Looking back, Sipple wonders at her own naiveté. ''How did I mess up so bad? I guess she knew the dumb ones.'' Still, she had been worried about her baby's health. And she'd assumed she would go with them to the hospital. So she signed a piece of paper. When Tann told her it would be impossible for her to go along, Sipple remembers, ''I had a weird feeling, but I thought, 'Well, you've gotta trust somebody.' ''
The next day, Sipple went to the hospital children's ward, where she found Irma ''jumping up and down in her bed.'' But when she told a nurse she wanted to see her baby, the nurse said, ''You don't have a baby in there. Those children belong to the Children's Home Society.''
Over the next few days, Sipple's calls to Tann went unanswered. Finally, Sipple says, Tann called back and said Irma had died of pneumonia. ''Of course, I went into hysterics.''
When Sipple said she wanted to make arrangements for the burial, Tann rebuffed her, saying, ''I took it on myself and had the state put her away.''
At that point, Sipple says, ''I guess I went crazy.'' She took son Robert to Ohio to stay with her mother. And she returned to Memphis. ''I wanted to find the grave. I was half out of my mind.''
She found no grave. Her calls to the Tennessee Children's Home Society yielded only the information that ''the case is closed.'' She was told that Tann ''has nothing to say to you.''
With her son, Sipple returned to Kentucky. Her roots were there, and there she had two small daughters, the children of her first marriage, who were living with their father. The letters from the Irma's father in Panama
were fewer and fewer. ''He'd worshiped Irma,'' she says, and couldn't deal with the death.

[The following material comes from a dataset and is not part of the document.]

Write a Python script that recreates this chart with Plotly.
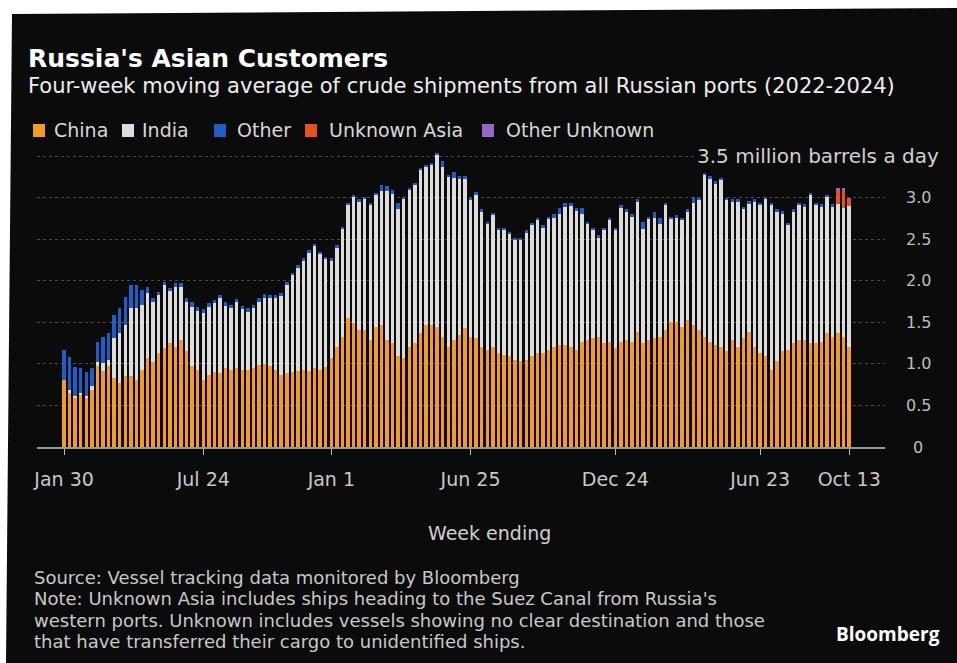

''That, and my going crazy. I drank, I admit it. I thought it would make it easy. All it did was keep me crying all the time.''
Soon afterward, Sipple married steelworker James Smith, a union that lasted 12 years and produced three sons and a daughter. After her divorce from Smith, she married Steve Sipple, a welder. They had a daughter and lived in Kentucky until 1969, when they moved to California.
Steve Sipple understood her need to trace Irma and, in the last few years, she had resumed her search. In 1982, she sent a query to the Bureau of Vital Statistics in Nashville. The answer came back: There was no death
certificate for Irma Tallos. After that, she ran into brick walls. The district attorney in Memphis couldn't help. The Tennessee Department of Human Services couldn't help.

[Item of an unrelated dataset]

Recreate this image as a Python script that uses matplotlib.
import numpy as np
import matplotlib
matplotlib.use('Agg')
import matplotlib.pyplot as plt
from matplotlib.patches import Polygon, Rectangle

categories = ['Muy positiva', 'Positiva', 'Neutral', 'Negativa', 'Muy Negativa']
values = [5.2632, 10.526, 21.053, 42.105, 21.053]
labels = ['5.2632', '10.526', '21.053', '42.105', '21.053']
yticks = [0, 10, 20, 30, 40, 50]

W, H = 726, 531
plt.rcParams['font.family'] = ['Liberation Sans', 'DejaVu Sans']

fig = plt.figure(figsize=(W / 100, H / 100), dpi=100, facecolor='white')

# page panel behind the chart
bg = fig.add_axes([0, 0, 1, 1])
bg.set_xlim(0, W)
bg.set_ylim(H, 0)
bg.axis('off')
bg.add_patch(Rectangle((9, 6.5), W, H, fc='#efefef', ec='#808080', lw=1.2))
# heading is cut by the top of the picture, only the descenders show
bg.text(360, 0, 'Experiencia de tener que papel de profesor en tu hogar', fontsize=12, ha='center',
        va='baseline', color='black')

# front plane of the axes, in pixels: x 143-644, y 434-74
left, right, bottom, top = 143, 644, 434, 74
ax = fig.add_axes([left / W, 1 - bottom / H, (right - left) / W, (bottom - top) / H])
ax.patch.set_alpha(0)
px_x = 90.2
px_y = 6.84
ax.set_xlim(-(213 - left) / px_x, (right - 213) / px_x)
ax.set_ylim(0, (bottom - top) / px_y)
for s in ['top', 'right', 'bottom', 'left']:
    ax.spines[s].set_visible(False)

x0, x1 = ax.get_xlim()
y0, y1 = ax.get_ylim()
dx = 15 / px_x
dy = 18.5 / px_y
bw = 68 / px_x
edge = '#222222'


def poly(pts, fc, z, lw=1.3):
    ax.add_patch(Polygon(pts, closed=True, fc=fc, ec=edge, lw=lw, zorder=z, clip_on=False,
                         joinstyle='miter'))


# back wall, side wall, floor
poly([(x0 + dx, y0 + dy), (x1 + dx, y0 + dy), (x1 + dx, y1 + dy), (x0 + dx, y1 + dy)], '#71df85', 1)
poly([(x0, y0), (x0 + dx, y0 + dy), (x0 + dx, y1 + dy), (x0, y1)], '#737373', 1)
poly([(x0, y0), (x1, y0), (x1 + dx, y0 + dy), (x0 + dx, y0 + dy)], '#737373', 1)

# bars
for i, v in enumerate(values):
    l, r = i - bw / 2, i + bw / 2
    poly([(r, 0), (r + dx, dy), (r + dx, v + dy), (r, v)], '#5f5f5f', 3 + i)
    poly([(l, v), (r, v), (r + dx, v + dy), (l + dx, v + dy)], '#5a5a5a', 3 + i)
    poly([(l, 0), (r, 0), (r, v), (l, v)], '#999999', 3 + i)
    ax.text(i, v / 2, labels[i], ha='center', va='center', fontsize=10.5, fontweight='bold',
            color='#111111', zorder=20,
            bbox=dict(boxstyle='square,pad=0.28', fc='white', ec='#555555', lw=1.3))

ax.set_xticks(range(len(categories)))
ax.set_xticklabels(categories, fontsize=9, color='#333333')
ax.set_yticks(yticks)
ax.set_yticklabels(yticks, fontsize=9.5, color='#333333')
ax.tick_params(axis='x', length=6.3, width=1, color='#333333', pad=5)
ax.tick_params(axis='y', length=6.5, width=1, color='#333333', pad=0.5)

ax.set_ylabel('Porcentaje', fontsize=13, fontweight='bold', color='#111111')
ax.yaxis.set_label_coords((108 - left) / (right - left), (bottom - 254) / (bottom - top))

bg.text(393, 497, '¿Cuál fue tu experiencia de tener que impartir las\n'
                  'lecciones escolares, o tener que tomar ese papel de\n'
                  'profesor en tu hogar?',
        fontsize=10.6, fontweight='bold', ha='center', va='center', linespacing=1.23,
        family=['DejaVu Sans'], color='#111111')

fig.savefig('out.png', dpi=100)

Then, by chance, Sipple happened to tune into Unsolved Mysteries.
Alma Sipple is but one of thousands of victims of Georgia Tann and her black market baby scam.
Denny Glad, president of Tennessee's Right to Know, says, ''We have been overwhelmed'' by callers who saw Unsolved Mysteries. All together, it is estimated, Tann illegally placed more than 5,000 children.